Sadly, things only deteriorated from there. In the 1948 war, Israel annexed more Palestinian land. And, although Palestine was allotted 45 percent of Israel-Palestine in 1947, a year later it held only 22 percent.

In 1967, following the Six-Day War, Israel began its occupation of the remaining Palestinian territory, including the West Bank, Gaza and East Jerusalem. That occupation continues to this day, and it is brutal.

In fact, since 1967, Israel has:

    • Demolished nearly 50,000 Palestinian homes because they were built without the permission of Israel’s occupying army.

    • Destroyed 800,000 Palestinian olive trees (a symbol of life and peace to Palestinians).

    • Built Jewish-only settlements, including roads not open to Palestinians, covering 42 percent of the West Bank.

    • Confiscated 35 percent of the land in East Jerusalem for Israeli settlements.

Israel also maintains a complete blockade of Gaza, inflicting severe collective punishment on this densely populated area of 1.8 million people. Since 2008, it has conducted three devastating attacks on Gaza, allegedly in self-defense, causing the deaths of thousands of civilians and massive infrastructure damage.

Today more than 96 percent of Gaza’s water is undrinkable, and many Gazans only have access to electricity for four hours a day. And Israel has consistently limited the ability of Gazans to rebuild.

Most recently, Gazans have organized a huge protest called the Great Return March. These protests began on March 30 and will continue until May 15, Nakba Day. Although the protests have been mainly peaceful, some demonstrators threw rocks, and some burned tires to make it harder for Israeli forces to shoot at them. Israel responded with deadly force. To date, Israeli snipers have killed dozens of unarmed protesters, including two journalists, and injured more than 5,000. According to Amnesty International, Israeli forces are using military bullets designed to do maximum and irreversible damage.

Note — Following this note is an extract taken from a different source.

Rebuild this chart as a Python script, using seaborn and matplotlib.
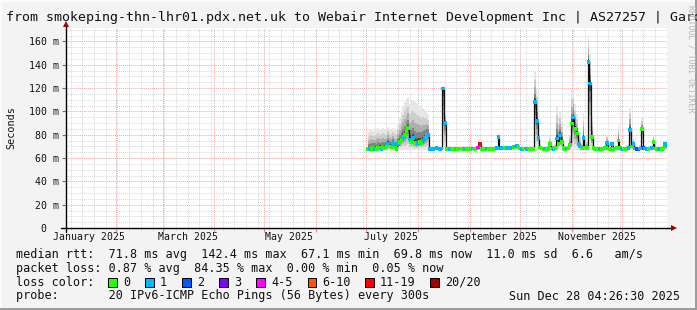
import numpy as np
import pandas as pd
import matplotlib
matplotlib.use("Agg")
import matplotlib.pyplot as plt
import matplotlib.dates as mdates
from matplotlib.ticker import MultipleLocator, FuncFormatter, NullFormatter
from matplotlib.patches import Rectangle
import seaborn as sns

# ---------------- data ----------------
first_sample = "2025-07-02 04:00"
range_start = "2025-01-02 04:26:30"
range_end = "2025-12-28 04:26:30"

median_rtt = [
    68.0, 67.5, 68.0, 68.5, 68.0, 67.5, 68.5, 69.0, 68.0, 68.5,
    69.0, 70.0, 72.5, 70.0, 69.5, 72.0, 69.0, 68.0,
    72.0, 74.0, 76.0, 78.0, 80.0, 83.0, 85.5, 76.0, 74.0, 77.0,
    73.0, 72.0, 73.0, 74.0, 73.0, 75.0, 77.0, 79.0, 79.5, 68.0,
    68.2, 68.0, 68.2, 68.4, 68.2, 68.0, 68.2,
    119.5, 90.0,
    68.0, 68.2, 68.0, 68.3, 68.0, 68.2, 68.0, 68.0, 68.2, 68.3,
    68.0, 68.2, 68.0, 68.2, 68.0, 68.3, 68.2, 68.0, 68.2,
    69.0, 72.0,
    68.0, 68.2, 68.0, 68.2, 68.3, 68.0, 68.2, 68.0, 68.2, 68.4,
    78.0,
    68.2, 68.4, 68.2, 68.5, 68.4, 68.6, 68.5, 69.0, 69.2,
    69.8, 70.2, 69.6,
    68.2, 68.0, 68.2, 68.3, 68.0, 68.2, 68.0, 68.2, 68.0,
    108.0, 92.0, 77.0,
    69.0, 68.2, 68.0, 68.2, 68.0, 68.4,
    72.0,
    68.2, 68.0, 68.5,
    76.7, 72.0, 79.6, 74.0,
    68.4, 68.0, 68.2, 68.5,
    71.5, 89.6, 95.0, 85.0, 81.0, 72.0, 70.0, 68.2, 77.0,
    69.0, 68.4,
    142.4, 124.0, 78.0,
    68.4, 68.0, 68.2, 68.0, 68.2, 68.0, 68.2, 68.4,
    73.0,
    68.2, 68.0,
    72.0,
    68.0, 68.2, 68.4,
    75.0,
    68.4, 68.0, 68.2, 68.0, 68.2, 68.4,
    84.0,
    70.0, 72.0,
    68.2, 68.0, 68.0, 68.2,
    85.0,
    68.4, 68.2, 68.0, 68.0, 68.2, 68.4,
    74.0,
    68.2, 68.0, 68.0, 68.2, 68.0, 68.4,
    72.0, 69.8,
]

smoke_top = [
    82, 84, 85, 83, 84, 85, 86, 84, 85, 86,
    85, 84, 87, 85, 84, 86, 85, 84,
    90, 95, 100, 104, 108, 111, 112, 106, 110, 109,
    108, 107, 106, 104, 102, 103, 101, 100, 98, 71,
    69.5, 69.5, 70, 69.5, 69.5, 70, 69.5,
    122, 100,
    69.5, 69.5, 70, 69.5, 69.5, 70, 69.5, 69.5, 69.5, 70,
    69.5, 69.5, 70, 69.5, 69.5, 69.5, 70, 69.5, 69.5,
    71, 74,
    69.5, 70, 69.5, 69.5, 70, 69.5, 69.5, 70, 69.5, 69.5,
    81,
    69.5, 70, 69.5, 69.5, 70, 69.5, 70, 71, 71,
    72, 72, 71.5,
    70, 69.5, 69.5, 70, 69.5, 69.5, 70, 69.5, 70,
    134, 120, 95,
    72, 70, 70, 69.5, 70, 71,
    78,
    71, 70, 72,
    105, 95, 100, 92,
    72, 70, 70, 71,
    80, 119, 118, 106, 98, 86, 80, 73, 98,
    73, 76,
    165, 150, 96,
    72, 70, 70, 69.5, 70, 69.5, 70, 71,
    80,
    71, 70,
    75,
    70, 69.5, 71,
    88,
    72, 70, 70, 69.5, 71, 72,
    103,
    78, 77,
    71, 70, 70, 71,
    94,
    73, 71, 70, 69.5, 70, 71,
    80,
    71, 70, 69.5, 70, 70, 72,
    75, 73,
]
smoke_floor = 67.1

loss_idx = [
    0, 1, 0, 0, 1, 0, 0, 0, 1, 0, 0, 0, 1, 0, 0, 1, 0, 0,
    1, 0, 0, 1, 0, 0, 0, 1, 0, 1, 0, 0, 1, 0, 0, 1, 1, 0, 1, 1,
    1, 1, 1, 1, 1, 1, 1,
    1, 1,
    0, 0, 1, 0, 0, 0, 1, 0, 0, 0, 0, 1, 0, 0, 0, 0, 1, 0, 0,
    4, 6,
    0, 0, 0, 1, 0, 0, 0, 0, 0, 1,
    1,
    1, 1, 1, 0, 1, 1, 1, 1, 0,
    1, 1, 0,
    0, 1, 0, 0, 1, 0, 0, 0, 0,
    1, 1, 1,
    0, 0, 0, 1, 0, 0,
    0,
    0, 1, 0,
    1, 0, 1, 0,
    0, 0, 1, 0,
    0, 0, 1, 0, 0, 1, 1, 0, 1,
    0, 0,
    1, 1, 0,
    0, 0, 0, 0, 1, 0, 0, 0,
    1,
    0, 0,
    1,
    0, 0, 0,
    0,
    0, 1, 0, 0, 0, 1,
    1,
    0, 1,
    1, 2, 2, 1,
    0,
    2, 1, 1, 0, 0, 1,
    0,
    0, 0, 1, 1, 0, 0,
    1, 1,
]

loss_labels = ["0", "1", "2", "3", "4-5", "6-10", "11-19", "20/20"]
loss_colors = ["#26ff00", "#00b8ff", "#0059ff", "#7e00ff", "#ff00ff",
               "#ff5500", "#ff0000", "#a10000"]

title = ("from smokeping-thn-lhr01.pdx.net.uk to Webair Internet Development Inc"
         " | AS27257 | Garden City, NY")
legend_rtt = ("median rtt:  71.8 ms avg  142.4 ms max  67.1 ms min  "
              "69.8 ms now  11.0 ms sd  6.6   am/s")
legend_loss = "packet loss: 0.87 % avg  84.35 % max  0.00 % min  0.05 % now"
legend_probe = "probe:       20 IPv6-ICMP Echo Pings (56 Bytes) every 300s"
stamp = "Sun Dec 28 04:26:30 2025"

# ---------------- figure ----------------
sns.set_theme(style="white")
plt.rcParams["font.family"] = ["DejaVu Sans Mono", "DejaVu Sans"]

W, H = 697, 310
fig = plt.figure(figsize=(W / 100, H / 100), dpi=100, facecolor="#f3f3f3")


def fx(px):
    return px / W


def fy(py):
    return 1 - py / H


ax = fig.add_axes([fx(66), fy(228), 601 / W, 200 / H])
ax.set_facecolor("white")

df = pd.DataFrame({
    "date": pd.date_range(first_sample, periods=len(median_rtt), freq="D"),
    "median": median_rtt,
    "top": smoke_top,
    "loss": [loss_labels[i] for i in loss_idx],
})
palette = dict(zip(loss_labels, loss_colors))

med = df["median"].to_numpy()
top = df["top"].to_numpy()
lo = np.minimum(smoke_floor, med)
shades = [(1.0, "#e6e6e6"), (0.72, "#cdcdcd"), (0.48, "#adadad"),
          (0.28, "#838383"), (0.12, "#4a4a4a")]
for frac, col in shades:
    ax.fill_between(df["date"], med - (med - lo) * frac, med + (top - med) * frac,
                    step="mid", color=col, lw=0, zorder=2)

sns.lineplot(data=df, x="date", y="median", ax=ax, color="#111111", lw=0.9,
             drawstyle="steps-mid", zorder=3)
sns.scatterplot(data=df, x="date", y="median", hue="loss", palette=palette,
                marker="s", s=7, linewidth=0, legend=False, ax=ax, zorder=4)

ax.set_xlim(pd.Timestamp(range_start), pd.Timestamp(range_end))
ax.set_ylim(0, 171.5)
ax.set_xlabel("")
ax.set_ylabel("")

# y axis
ax.yaxis.set_major_locator(MultipleLocator(20))
ax.yaxis.set_minor_locator(MultipleLocator(5))
ax.yaxis.set_major_formatter(FuncFormatter(lambda v, p: "0  " if v == 0 else f"{int(v)} m"))
ax.tick_params(axis="y", which="major", length=3, width=0.8, color="#777777",
               labelsize=7.1, pad=2, left=True, labelcolor="#111111")
ax.tick_params(axis="y", which="minor", length=0)

# x axis
ax.xaxis.set_major_locator(mdates.MonthLocator())
ax.xaxis.set_minor_locator(mdates.WeekdayLocator(byweekday=mdates.SU))
ax.xaxis.set_major_formatter(NullFormatter())
ax.tick_params(axis="x", which="major", length=3, width=0.8, color="#e58a8a", bottom=True)
ax.tick_params(axis="x", which="minor", length=1.5, width=0.6, color="#c8c8c8", bottom=True)

sec = ax.secondary_xaxis("bottom")
sec.xaxis.set_major_locator(mdates.MonthLocator(bymonth=[1, 3, 5, 7, 9, 11], bymonthday=16))
sec.xaxis.set_major_formatter(mdates.DateFormatter("%B %Y"))
sec.tick_params(length=0, pad=3.2, labelsize=7.1, labelcolor="#111111")
for s in sec.spines.values():
    s.set_visible(False)

# grid
ax.set_axisbelow(True)
ax.grid(True, which="minor", color="#d6d6d6", linestyle=(0, (1, 1)), lw=0.7)
ax.grid(True, which="major", color="#f0a6a6", linestyle=(0, (1, 1)), lw=0.7)

for s in ax.spines.values():
    s.set_visible(False)

# axis lines with arrows
ax.plot([-0.008, 1.009], [0, 0], transform=ax.transAxes, color="black", lw=1.0,
        clip_on=False, zorder=6)
ax.plot([0, 0], [-0.02, 1.01], transform=ax.transAxes, color="black", lw=1.0,
        clip_on=False, zorder=6)
ax.plot([1.0115], [0], marker=">", ms=4, color="#a00000", transform=ax.transAxes,
        clip_on=False, zorder=7, mew=0)
ax.plot([0], [1.02], marker="^", ms=4, color="#a00000", transform=ax.transAxes,
        clip_on=False, zorder=7, mew=0)

# texts
fig.text(fx(6), fy(17), title, fontsize=9.55, ha="left", va="center", color="#111111")
fig.text(fx(11), fy(128), "Seconds", rotation=90, ha="center", va="center",
         fontsize=7.3, color="#111111")
fig.text(fx(690.5), fy(5), "RRDTOOL / TOBI OETIKER", rotation=270, ha="center",
         va="top", fontsize=5.9, color="#b5b5b5")

fs = 8.45
fig.text(fx(16), fy(254.3), legend_rtt, fontsize=fs, ha="left", va="center", color="#111111")
fig.text(fx(16), fy(268.3), legend_loss, fontsize=fs, ha="left", va="center", color="#111111")
fig.text(fx(16), fy(282.3), "loss color:", fontsize=fs, ha="left", va="center", color="#111111")
box_x = [108, 145, 182, 219, 256, 307.5, 365, 430]
for bx, lab, col in zip(box_x, loss_labels, loss_colors):
    fig.add_artist(Rectangle((fx(bx), fy(282.3 + 4.3)), 8.5 / W, 8.5 / H,
                             transform=fig.transFigure, facecolor=col,
                             edgecolor="black", lw=0.7))
    fig.text(fx(bx + 15), fy(282.3), lab, fontsize=fs, ha="left", va="center", color="#111111")
fig.text(fx(16), fy(296), legend_probe, fontsize=fs, ha="left", va="center", color="#111111")
fig.text(fx(680), fy(296), stamp, fontsize=fs, ha="right", va="center", color="#111111")

# frame
fig.add_artist(Rectangle((0, 1 - 2 / H), 1, 2 / H, transform=fig.transFigure,
                         color="#fbfbfb", lw=0))
fig.add_artist(Rectangle((0, 0), 2 / W, 1, transform=fig.transFigure,
                         color="#fbfbfb", lw=0))
fig.add_artist(Rectangle((fx(694.5), 0), 2.5 / W, 1, transform=fig.transFigure,
                         color="#9c9c9c", lw=0))
fig.add_artist(Rectangle((0, 0), 1, 2.5 / H, transform=fig.transFigure,
                         color="#9c9c9c", lw=0))

fig.savefig("out.png", dpi=100, facecolor=fig.get_facecolor())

The Great Return March is about the right to live in dignity and the right of Palestinians to return to their land. Under the U.N.’s Universal Declaration of Human Rights, every person has this right.

But Israel has never accepted this human right as a basis for peace negotiations, whether by return or compensation. In the years after 1948, the Israeli government passed laws preventing Palestinians from returning to their homes or even claiming their property. Any peaceful future for both Palestinians and Israelis depends on recognizing this right.

Gazan-based writer and one of the organizers of the Great Return March, Ahmad Abu Rtemah, wrote in the Nation recently: “The Nakba is not just a memory, it is an ongoing reality. And while we can reconcile that we all must eventually die, in Gaza the tragedy is that we don’t get to live.”

On this 70th anniversary, we will not participate in celebrations that erase both the historic and modern-day injustices experienced by Palestinians. We choose instead to work toward justice and a final end to the Nakba.

Judith Laitman and Tsela Barr are members of Jewish Voice for Peace – Madison Chapter.